BEGIN Input

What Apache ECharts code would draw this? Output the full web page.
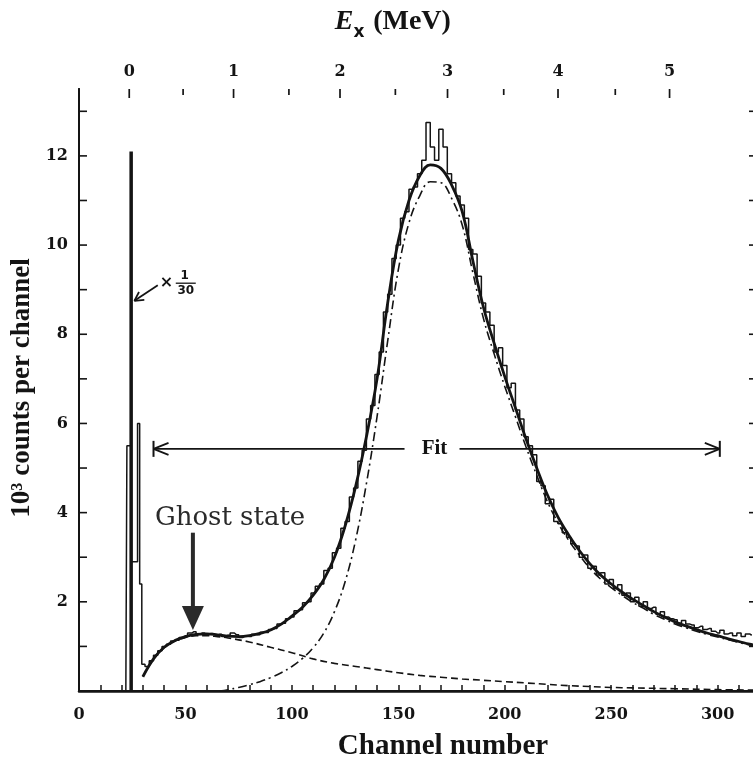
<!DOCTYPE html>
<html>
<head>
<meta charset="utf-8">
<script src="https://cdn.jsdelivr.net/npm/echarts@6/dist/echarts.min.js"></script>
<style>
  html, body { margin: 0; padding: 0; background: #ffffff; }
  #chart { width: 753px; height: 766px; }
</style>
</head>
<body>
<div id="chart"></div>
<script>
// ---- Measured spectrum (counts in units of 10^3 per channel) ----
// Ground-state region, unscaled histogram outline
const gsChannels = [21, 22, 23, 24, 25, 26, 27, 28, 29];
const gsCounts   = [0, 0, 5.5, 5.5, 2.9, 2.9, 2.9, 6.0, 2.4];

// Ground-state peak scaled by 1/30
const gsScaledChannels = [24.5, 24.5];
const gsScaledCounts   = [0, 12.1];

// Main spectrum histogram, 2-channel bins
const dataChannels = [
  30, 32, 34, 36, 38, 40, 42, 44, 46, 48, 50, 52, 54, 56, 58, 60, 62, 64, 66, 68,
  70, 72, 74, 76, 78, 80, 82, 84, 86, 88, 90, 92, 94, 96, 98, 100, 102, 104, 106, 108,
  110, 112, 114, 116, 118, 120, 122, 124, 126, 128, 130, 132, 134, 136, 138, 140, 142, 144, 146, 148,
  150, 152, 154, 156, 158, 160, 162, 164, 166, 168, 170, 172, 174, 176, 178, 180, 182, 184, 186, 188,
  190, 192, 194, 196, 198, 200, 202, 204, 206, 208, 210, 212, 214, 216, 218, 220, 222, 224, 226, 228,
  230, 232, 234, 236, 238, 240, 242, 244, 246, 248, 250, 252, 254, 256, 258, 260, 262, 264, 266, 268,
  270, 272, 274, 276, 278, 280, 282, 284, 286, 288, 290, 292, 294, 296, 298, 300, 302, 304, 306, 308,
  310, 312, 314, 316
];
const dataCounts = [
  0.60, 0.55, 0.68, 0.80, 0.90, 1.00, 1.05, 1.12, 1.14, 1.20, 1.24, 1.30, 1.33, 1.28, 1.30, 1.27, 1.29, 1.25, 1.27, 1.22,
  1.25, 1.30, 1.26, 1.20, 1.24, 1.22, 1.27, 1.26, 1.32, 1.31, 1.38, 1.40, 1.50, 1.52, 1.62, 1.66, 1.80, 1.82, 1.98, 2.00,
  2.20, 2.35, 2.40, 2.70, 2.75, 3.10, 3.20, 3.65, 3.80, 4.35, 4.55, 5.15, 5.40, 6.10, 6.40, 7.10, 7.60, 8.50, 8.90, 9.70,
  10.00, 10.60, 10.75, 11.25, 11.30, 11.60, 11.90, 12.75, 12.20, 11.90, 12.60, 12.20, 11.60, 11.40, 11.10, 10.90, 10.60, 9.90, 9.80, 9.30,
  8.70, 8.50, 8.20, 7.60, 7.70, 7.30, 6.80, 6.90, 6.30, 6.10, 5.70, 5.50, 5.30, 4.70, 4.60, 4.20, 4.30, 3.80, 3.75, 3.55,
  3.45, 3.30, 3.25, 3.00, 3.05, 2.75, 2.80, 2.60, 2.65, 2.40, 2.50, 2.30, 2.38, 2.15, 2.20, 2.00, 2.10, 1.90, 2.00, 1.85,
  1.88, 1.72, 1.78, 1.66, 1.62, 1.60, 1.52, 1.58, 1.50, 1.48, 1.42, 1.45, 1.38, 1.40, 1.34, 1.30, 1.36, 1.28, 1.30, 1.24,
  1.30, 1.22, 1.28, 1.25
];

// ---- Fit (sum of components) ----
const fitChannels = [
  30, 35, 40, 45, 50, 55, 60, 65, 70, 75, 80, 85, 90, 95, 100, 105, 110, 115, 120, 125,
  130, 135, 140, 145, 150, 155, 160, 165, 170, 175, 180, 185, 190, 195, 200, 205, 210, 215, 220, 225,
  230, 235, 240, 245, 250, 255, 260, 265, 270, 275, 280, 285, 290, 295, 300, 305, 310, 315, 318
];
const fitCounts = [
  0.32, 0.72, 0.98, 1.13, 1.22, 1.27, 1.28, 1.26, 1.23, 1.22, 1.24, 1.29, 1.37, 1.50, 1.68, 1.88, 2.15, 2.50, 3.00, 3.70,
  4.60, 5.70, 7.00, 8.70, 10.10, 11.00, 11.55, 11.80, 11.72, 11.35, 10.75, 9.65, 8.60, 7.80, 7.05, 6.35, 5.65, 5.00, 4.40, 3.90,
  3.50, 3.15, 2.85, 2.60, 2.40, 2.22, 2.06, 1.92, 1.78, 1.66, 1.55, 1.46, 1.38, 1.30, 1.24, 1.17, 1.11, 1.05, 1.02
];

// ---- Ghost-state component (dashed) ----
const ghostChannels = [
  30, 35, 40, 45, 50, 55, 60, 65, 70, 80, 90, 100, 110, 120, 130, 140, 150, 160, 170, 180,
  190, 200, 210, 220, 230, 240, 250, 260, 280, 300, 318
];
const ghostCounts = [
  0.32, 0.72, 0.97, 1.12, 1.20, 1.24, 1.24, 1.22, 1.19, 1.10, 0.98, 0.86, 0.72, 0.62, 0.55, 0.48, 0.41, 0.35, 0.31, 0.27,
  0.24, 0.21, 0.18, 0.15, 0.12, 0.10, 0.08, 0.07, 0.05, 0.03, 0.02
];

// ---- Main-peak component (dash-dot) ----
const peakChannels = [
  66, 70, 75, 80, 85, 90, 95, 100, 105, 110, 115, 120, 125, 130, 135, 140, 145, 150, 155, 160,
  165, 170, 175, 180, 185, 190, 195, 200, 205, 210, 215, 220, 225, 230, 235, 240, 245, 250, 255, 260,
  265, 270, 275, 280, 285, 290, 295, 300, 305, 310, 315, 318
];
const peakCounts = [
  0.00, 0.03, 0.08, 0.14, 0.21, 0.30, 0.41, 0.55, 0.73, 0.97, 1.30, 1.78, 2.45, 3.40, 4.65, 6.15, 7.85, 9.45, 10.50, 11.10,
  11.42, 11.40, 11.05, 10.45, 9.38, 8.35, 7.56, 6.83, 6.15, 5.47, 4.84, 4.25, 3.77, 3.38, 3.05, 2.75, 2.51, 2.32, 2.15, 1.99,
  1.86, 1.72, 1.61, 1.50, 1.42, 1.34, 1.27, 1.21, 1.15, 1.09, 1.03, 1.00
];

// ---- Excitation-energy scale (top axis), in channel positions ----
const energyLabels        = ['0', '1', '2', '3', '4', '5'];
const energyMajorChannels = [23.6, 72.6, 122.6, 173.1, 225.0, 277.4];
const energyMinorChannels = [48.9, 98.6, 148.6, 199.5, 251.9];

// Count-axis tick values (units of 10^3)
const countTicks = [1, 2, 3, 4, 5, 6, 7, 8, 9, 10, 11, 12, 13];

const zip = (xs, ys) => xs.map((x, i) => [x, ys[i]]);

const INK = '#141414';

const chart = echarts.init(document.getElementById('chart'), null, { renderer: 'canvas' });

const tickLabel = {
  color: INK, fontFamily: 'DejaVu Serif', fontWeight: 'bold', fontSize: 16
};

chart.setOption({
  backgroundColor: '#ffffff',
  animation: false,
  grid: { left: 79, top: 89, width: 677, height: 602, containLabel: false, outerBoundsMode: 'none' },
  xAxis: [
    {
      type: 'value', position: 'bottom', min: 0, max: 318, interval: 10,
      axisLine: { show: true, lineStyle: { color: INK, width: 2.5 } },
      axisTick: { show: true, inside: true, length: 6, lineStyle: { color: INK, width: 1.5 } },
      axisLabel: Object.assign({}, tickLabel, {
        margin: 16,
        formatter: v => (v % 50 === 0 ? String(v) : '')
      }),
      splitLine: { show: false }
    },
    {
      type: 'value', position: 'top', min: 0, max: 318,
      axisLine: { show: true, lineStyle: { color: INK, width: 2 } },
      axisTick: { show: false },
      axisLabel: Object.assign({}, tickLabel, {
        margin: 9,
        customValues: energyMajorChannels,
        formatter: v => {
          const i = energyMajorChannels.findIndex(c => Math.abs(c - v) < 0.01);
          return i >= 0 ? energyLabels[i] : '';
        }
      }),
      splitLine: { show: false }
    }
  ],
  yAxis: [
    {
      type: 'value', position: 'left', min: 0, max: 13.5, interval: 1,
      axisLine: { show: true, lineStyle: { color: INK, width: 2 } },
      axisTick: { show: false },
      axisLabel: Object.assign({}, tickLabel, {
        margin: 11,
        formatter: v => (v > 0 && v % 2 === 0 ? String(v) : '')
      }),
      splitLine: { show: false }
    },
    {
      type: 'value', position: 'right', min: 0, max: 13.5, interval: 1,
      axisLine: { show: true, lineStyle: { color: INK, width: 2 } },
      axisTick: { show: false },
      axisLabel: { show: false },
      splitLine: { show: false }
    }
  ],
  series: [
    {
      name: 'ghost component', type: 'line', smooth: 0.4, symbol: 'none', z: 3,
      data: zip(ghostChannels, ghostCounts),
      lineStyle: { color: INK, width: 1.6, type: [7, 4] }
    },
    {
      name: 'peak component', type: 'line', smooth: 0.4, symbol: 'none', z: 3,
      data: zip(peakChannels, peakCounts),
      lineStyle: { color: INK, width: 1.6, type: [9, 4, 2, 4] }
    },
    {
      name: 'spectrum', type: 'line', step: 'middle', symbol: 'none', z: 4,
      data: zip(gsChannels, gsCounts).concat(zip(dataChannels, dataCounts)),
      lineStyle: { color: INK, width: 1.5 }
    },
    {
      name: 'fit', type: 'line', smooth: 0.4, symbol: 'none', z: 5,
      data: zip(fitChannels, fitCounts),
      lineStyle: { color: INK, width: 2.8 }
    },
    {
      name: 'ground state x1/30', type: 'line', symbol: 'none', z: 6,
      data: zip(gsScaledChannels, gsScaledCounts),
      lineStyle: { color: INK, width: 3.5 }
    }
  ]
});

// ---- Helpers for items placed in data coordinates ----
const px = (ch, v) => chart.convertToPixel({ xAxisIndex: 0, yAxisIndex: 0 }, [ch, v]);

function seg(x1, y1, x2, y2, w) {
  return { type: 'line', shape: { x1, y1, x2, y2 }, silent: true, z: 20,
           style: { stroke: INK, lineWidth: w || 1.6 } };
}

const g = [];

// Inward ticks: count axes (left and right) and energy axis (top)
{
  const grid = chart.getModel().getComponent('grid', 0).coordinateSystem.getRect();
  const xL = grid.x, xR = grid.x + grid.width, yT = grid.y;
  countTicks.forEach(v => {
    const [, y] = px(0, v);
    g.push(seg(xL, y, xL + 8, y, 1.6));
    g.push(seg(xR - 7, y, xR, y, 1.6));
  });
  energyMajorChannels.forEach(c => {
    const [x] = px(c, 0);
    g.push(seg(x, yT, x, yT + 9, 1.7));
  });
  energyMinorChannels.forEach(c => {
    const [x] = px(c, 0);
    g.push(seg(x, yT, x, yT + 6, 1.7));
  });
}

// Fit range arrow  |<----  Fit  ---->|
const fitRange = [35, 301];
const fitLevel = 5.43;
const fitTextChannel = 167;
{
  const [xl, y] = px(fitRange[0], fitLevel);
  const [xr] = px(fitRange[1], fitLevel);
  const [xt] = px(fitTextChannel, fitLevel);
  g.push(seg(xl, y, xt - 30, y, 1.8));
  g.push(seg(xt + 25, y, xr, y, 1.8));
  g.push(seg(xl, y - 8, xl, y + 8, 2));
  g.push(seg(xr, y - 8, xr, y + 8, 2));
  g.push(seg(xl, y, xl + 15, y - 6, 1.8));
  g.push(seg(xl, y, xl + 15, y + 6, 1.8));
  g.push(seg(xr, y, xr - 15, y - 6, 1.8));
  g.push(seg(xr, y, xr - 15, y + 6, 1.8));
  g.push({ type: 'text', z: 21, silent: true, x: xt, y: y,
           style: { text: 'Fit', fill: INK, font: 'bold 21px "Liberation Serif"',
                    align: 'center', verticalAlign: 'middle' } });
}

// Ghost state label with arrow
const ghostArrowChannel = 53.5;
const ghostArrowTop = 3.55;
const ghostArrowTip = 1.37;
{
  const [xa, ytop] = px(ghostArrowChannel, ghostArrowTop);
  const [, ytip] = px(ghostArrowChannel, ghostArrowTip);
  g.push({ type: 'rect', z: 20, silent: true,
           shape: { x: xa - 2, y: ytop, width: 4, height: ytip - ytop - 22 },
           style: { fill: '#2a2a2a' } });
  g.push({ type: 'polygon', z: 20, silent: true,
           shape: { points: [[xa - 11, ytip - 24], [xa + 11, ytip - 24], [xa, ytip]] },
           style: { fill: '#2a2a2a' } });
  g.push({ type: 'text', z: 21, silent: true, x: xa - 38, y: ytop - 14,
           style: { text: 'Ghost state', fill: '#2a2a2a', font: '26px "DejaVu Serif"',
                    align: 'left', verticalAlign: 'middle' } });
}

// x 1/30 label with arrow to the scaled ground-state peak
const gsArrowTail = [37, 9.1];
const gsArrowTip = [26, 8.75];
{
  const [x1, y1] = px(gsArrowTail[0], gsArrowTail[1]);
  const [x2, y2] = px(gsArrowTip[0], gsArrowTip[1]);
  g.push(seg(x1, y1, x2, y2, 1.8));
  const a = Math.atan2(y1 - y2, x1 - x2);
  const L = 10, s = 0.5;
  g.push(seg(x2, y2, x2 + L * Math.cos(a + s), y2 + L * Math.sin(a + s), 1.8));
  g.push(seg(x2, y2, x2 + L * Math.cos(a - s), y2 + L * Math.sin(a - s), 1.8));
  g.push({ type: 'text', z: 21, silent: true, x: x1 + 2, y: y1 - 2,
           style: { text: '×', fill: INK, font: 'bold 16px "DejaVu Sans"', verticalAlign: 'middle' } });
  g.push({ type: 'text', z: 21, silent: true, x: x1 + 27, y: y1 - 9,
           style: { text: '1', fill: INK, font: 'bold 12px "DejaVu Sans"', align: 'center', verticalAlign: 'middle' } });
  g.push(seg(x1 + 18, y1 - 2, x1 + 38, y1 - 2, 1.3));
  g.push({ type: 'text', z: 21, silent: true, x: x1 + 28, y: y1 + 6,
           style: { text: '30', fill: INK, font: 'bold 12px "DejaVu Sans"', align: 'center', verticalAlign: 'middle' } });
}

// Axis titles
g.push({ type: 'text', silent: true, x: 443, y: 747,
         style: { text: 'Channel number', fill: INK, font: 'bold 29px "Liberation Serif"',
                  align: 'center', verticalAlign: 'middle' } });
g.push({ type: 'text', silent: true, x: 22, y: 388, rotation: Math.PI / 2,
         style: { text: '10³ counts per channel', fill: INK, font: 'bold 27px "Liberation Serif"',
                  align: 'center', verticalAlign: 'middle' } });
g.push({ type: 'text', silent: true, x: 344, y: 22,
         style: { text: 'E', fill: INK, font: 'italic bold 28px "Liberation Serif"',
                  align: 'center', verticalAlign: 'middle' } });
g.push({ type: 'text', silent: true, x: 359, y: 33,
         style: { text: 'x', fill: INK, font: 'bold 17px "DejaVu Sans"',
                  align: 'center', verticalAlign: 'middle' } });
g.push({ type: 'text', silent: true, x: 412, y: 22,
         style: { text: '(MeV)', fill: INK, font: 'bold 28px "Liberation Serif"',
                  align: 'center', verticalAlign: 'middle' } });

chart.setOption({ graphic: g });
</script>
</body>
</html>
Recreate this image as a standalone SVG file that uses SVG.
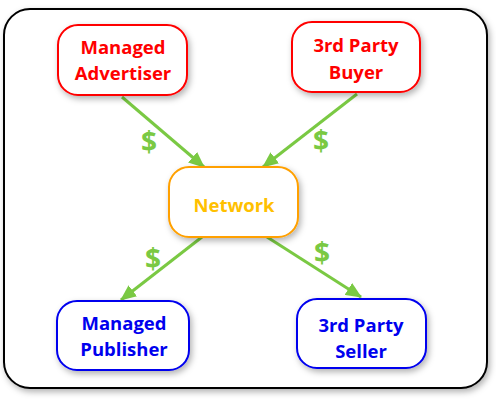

END Input

What the task asks: Lines from the records above that hold "this" are the ones to list.

Expected answer:
What Apache ECharts code would draw this? Output the full web page.
Recreate this image as a standalone SVG file that uses SVG.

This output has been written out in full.